Extracted data entries
________________________________________

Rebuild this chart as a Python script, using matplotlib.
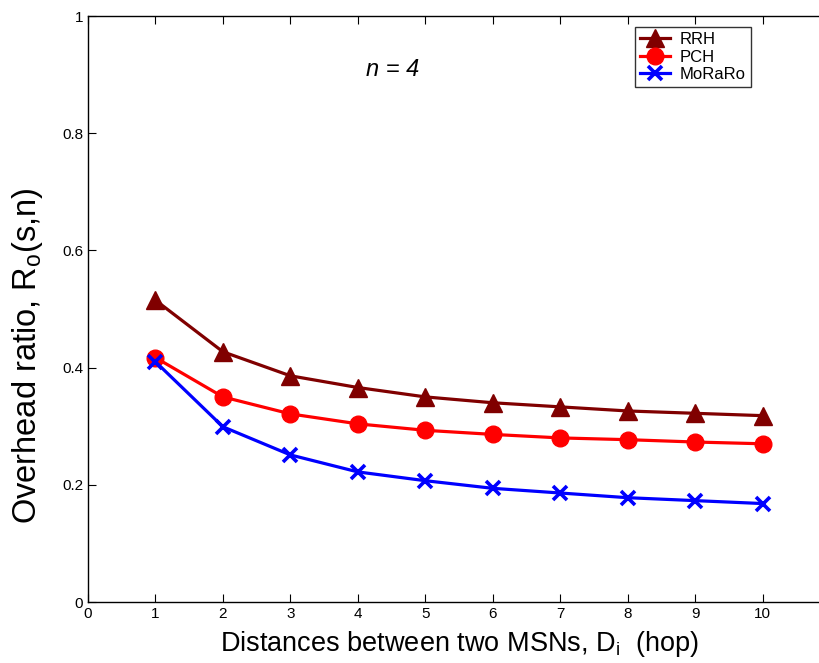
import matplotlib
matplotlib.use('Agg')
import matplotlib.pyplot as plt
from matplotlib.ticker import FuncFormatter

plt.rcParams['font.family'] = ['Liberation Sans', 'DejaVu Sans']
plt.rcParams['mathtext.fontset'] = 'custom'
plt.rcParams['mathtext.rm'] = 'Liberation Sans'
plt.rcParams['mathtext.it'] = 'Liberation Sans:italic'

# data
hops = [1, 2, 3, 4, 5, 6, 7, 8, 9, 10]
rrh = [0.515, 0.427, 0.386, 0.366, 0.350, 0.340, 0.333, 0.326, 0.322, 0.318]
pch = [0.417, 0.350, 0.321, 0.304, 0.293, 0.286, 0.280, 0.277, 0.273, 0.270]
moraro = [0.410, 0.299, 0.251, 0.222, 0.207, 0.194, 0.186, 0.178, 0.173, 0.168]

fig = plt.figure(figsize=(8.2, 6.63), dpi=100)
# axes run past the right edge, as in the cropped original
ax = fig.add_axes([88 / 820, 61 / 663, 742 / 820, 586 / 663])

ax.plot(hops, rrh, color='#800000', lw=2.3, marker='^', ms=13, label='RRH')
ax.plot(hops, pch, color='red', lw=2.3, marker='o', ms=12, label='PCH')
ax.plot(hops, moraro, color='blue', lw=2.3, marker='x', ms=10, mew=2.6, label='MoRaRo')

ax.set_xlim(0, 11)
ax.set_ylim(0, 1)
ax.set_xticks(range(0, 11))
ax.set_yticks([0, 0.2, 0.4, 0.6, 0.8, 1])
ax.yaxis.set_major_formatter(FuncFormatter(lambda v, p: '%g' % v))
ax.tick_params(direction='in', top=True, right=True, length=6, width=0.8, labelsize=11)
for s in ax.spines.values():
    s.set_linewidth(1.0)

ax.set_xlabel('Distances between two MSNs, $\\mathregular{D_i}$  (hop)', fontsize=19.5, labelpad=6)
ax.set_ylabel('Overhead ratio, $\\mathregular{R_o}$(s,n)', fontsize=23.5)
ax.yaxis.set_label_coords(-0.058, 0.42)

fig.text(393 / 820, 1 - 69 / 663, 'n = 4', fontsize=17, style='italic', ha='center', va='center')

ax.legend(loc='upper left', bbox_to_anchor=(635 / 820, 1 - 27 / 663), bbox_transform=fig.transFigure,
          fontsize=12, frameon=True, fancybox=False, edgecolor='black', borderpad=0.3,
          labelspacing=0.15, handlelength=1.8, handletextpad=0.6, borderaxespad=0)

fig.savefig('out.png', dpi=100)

________________________________________

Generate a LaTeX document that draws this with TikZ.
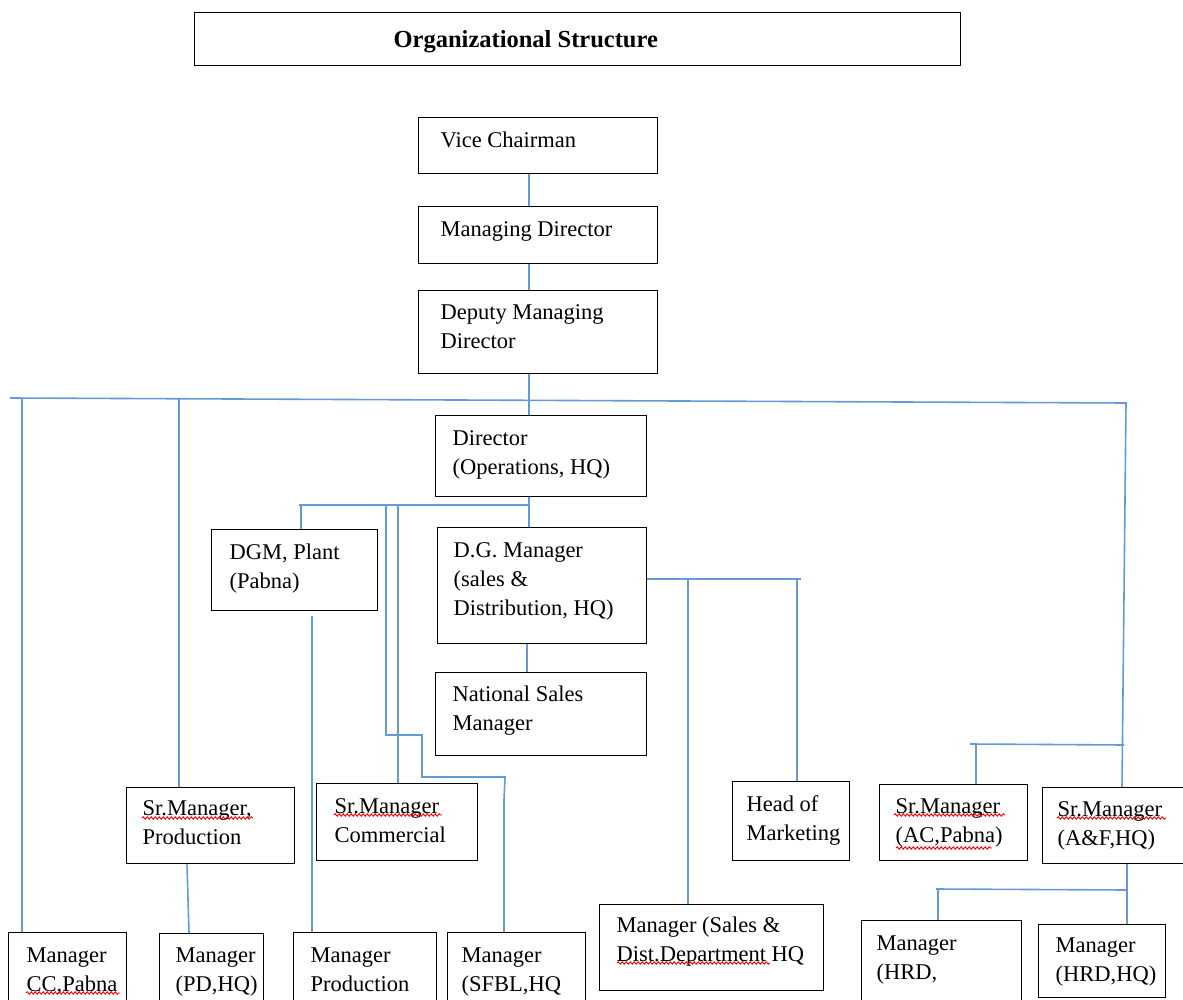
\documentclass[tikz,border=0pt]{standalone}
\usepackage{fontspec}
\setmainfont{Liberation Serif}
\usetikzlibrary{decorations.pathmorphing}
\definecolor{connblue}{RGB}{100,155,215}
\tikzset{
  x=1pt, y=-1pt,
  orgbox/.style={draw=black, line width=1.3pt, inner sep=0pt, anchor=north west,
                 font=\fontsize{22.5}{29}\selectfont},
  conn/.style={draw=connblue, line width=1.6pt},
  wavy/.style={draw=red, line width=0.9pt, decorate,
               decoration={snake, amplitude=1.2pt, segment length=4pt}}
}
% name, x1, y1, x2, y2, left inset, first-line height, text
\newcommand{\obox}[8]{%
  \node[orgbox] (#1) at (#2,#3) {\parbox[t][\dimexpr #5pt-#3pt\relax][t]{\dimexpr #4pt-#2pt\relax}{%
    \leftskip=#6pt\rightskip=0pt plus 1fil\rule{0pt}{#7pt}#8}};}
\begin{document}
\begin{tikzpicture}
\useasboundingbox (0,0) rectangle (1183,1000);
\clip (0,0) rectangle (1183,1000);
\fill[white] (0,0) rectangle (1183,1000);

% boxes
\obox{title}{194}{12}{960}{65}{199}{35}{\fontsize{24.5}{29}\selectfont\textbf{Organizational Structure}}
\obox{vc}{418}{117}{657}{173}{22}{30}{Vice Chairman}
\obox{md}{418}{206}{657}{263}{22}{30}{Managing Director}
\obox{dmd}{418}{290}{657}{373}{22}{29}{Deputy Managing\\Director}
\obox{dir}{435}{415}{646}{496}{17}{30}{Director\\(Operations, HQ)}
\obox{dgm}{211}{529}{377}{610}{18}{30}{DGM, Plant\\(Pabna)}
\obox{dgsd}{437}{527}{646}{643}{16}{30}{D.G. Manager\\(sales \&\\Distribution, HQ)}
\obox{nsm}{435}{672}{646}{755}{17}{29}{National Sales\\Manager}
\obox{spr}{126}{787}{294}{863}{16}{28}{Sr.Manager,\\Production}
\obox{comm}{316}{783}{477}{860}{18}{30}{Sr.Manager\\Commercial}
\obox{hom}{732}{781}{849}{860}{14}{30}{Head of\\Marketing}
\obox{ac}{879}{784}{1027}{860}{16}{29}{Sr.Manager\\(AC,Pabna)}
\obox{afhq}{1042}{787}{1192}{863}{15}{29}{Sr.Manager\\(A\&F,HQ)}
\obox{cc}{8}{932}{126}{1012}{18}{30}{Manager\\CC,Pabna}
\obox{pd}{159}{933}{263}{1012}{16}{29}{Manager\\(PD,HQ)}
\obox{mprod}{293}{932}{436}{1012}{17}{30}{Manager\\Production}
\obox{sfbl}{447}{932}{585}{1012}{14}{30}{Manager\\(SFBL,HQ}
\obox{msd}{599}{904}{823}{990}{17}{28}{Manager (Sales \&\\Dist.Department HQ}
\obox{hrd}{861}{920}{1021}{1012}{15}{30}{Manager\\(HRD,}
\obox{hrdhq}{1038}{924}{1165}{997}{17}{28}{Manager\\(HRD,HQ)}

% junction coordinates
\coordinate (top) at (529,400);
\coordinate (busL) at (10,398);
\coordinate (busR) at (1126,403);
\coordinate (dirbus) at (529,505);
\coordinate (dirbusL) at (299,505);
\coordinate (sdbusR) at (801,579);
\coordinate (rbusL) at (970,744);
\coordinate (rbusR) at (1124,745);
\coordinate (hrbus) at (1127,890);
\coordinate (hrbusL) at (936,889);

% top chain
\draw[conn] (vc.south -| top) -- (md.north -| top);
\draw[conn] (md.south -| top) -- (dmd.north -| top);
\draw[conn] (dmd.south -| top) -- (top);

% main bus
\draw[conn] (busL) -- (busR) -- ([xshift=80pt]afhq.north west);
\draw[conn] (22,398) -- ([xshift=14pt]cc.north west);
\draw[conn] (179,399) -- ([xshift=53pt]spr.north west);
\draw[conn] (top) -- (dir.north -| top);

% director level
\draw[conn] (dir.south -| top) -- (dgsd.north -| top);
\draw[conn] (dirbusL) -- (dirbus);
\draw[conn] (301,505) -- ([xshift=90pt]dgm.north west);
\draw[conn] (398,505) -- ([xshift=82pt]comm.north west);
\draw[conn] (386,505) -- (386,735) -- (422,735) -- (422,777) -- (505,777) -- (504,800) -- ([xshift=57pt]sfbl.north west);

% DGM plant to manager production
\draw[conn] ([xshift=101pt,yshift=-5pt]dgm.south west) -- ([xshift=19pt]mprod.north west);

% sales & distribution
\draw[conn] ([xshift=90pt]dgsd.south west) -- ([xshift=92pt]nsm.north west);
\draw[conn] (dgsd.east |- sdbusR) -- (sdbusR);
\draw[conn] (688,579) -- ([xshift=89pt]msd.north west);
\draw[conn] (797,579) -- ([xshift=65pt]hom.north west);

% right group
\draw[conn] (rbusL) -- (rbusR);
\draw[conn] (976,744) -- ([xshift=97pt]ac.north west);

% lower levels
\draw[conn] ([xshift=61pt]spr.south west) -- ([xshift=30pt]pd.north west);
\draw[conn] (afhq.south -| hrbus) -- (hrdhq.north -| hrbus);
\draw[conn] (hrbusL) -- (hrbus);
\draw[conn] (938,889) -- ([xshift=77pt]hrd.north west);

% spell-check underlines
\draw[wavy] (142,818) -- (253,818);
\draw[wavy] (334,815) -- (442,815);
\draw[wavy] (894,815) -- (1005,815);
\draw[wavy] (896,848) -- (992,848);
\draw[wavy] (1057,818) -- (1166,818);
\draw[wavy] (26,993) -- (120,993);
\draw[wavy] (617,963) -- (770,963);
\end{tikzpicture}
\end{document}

________________________________________

Task statement
From the line containing "Rebuild this chart" through the line containing "s.set_linewidth(1.0)", copy every line above exactly, without pictures.

Result below
Rebuild this chart as a Python script, using matplotlib.
import matplotlib
matplotlib.use('Agg')
import matplotlib.pyplot as plt
from matplotlib.ticker import FuncFormatter

plt.rcParams['font.family'] = ['Liberation Sans', 'DejaVu Sans']
plt.rcParams['mathtext.fontset'] = 'custom'
plt.rcParams['mathtext.rm'] = 'Liberation Sans'
plt.rcParams['mathtext.it'] = 'Liberation Sans:italic'

# data
hops = [1, 2, 3, 4, 5, 6, 7, 8, 9, 10]
rrh = [0.515, 0.427, 0.386, 0.366, 0.350, 0.340, 0.333, 0.326, 0.322, 0.318]
pch = [0.417, 0.350, 0.321, 0.304, 0.293, 0.286, 0.280, 0.277, 0.273, 0.270]
moraro = [0.410, 0.299, 0.251, 0.222, 0.207, 0.194, 0.186, 0.178, 0.173, 0.168]

fig = plt.figure(figsize=(8.2, 6.63), dpi=100)
# axes run past the right edge, as in the cropped original
ax = fig.add_axes([88 / 820, 61 / 663, 742 / 820, 586 / 663])

ax.plot(hops, rrh, color='#800000', lw=2.3, marker='^', ms=13, label='RRH')
ax.plot(hops, pch, color='red', lw=2.3, marker='o', ms=12, label='PCH')
ax.plot(hops, moraro, color='blue', lw=2.3, marker='x', ms=10, mew=2.6, label='MoRaRo')

ax.set_xlim(0, 11)
ax.set_ylim(0, 1)
ax.set_xticks(range(0, 11))
ax.set_yticks([0, 0.2, 0.4, 0.6, 0.8, 1])
ax.yaxis.set_major_formatter(FuncFormatter(lambda v, p: '%g' % v))
ax.tick_params(direction='in', top=True, right=True, length=6, width=0.8, labelsize=11)
for s in ax.spines.values():
    s.set_linewidth(1.0)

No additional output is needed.